White Pass Country Historical Museum

Mt St Helens Display

MT St Helens
Ash and pumice from the May 18, 1980 eruption of Mt. St. Helens. The dark piece of pumice in the photo is from an eruption of Mt Rainier.

In 1980, Mt St Helens erupted with a tremendous blast of fire and smoke that destroyed more than 230 square miles of forest.

Native American names for Mount St. Helens were “Loowit” or “Louwala-Clough”, which meant “smoking mountain”. A Gifford Pinchot National Forest “Mount St. Helens” Brochure (1980) tells the story of how Mount St.

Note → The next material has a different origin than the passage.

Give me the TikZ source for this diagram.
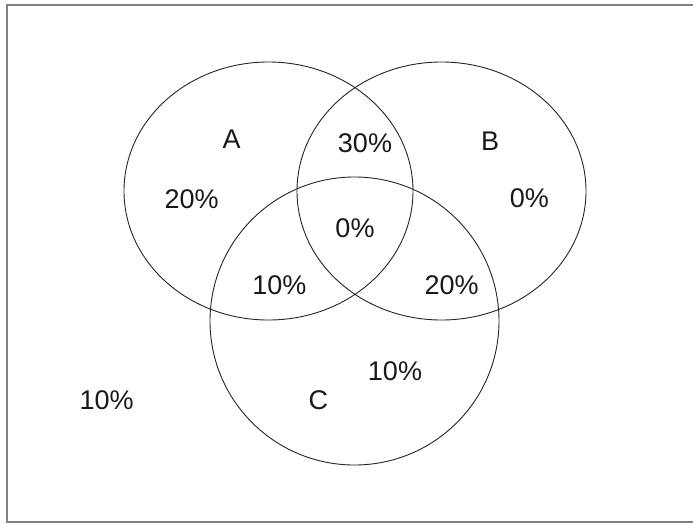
\documentclass[tikz,border=0pt]{standalone}
\usepackage{fontspec}
\setmainfont{Liberation Sans}
\begin{document}
\begin{tikzpicture}[x=1pt,y=-1pt,
  setline/.style={draw=black!85, line width=0.9pt},
  lbl/.style={font=\fontsize{27}{30}\selectfont, text=black!90, inner sep=0pt, anchor=center},
  frameline/.style={draw=black!50, line width=2pt}]
\useasboundingbox (0,0) rectangle (693,523);
\fill[white] (0,0) rectangle (693,523);
% frame
\draw[frameline] (693,4.5) -- (7,4.5) -- (7,521.5) -- (693,521.5);
% sets
\draw[setline] (268.5,191) ellipse [x radius=144.5, y radius=129];
\draw[setline] (441.5,191) ellipse [x radius=144.5, y radius=129];
\draw[setline] (354.5,321) ellipse [x radius=144.5, y radius=144];
% labels
\node[lbl] (la) at (231.7,139) {A};
\node[lbl] (lb) at (490,141) {B};
\node[lbl] (lc) at (318.3,400) {C};
\node[lbl] (aonly) at (191.7,199) {20\%};
\node[lbl] (ab) at (365,143) {30\%};
\node[lbl] (abc) at (355,228) {0\%};
\node[lbl] (ac) at (279.3,285) {10\%};
\node[lbl] (bonly) at (529.3,198.5) {0\%};
\node[lbl] (bc) at (451.7,285) {20\%};
\node[lbl] (conly) at (395,371) {10\%};
\node[lbl] (outside) at (106.7,400) {10\%};
\end{tikzpicture}
\end{document}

Helens came to be:

“An Indian name for the mountain, Louwala-Clough, means “smoking mountain”. According to one legend, the mountain was once a beautiful maiden, “Loowit”. When two sons of the Great Spirit “Sahale” fell in love with her, she could not choose between them. The two braves, Wyeast and Klickitat fought over her, burying villages and forests in the process. Sahale was furious. He smote the three lovers and erected a mighty mountain peak where each fell. Because Loowit was beautiful, her mountain (Mount St. Helens) was a beautiful, symmetrical cone of dazzling white. Wyeast (Mount Hood) lifts his head in pride, but Klickitat (Mount Adams) wept to see the beautiful maiden wrapped in snow, so he bends his head as he gazes on St. Helens. …”


According to the U.S. Geological Survey (USGS), Mount St. Helens began growing before the end of the Ice Age, its oldest ash deposits date to at least 40,000 years ago. Yet the visible portion of the volcano – the cone – is much younger. Geologist believe it formed over the last 2,200 years.

Mount St. Helens has had nine main eruptions prior to the 1980 eruption. Each “pulse” of eruptions lasted less than 100 years to up to 5,000 years, with long intervals of dormancy between them.

Location: Room 6

The Eruptionof Mt St Helens had a massive impact on the local area.

Age: Most of the items were created on May 18th 1980.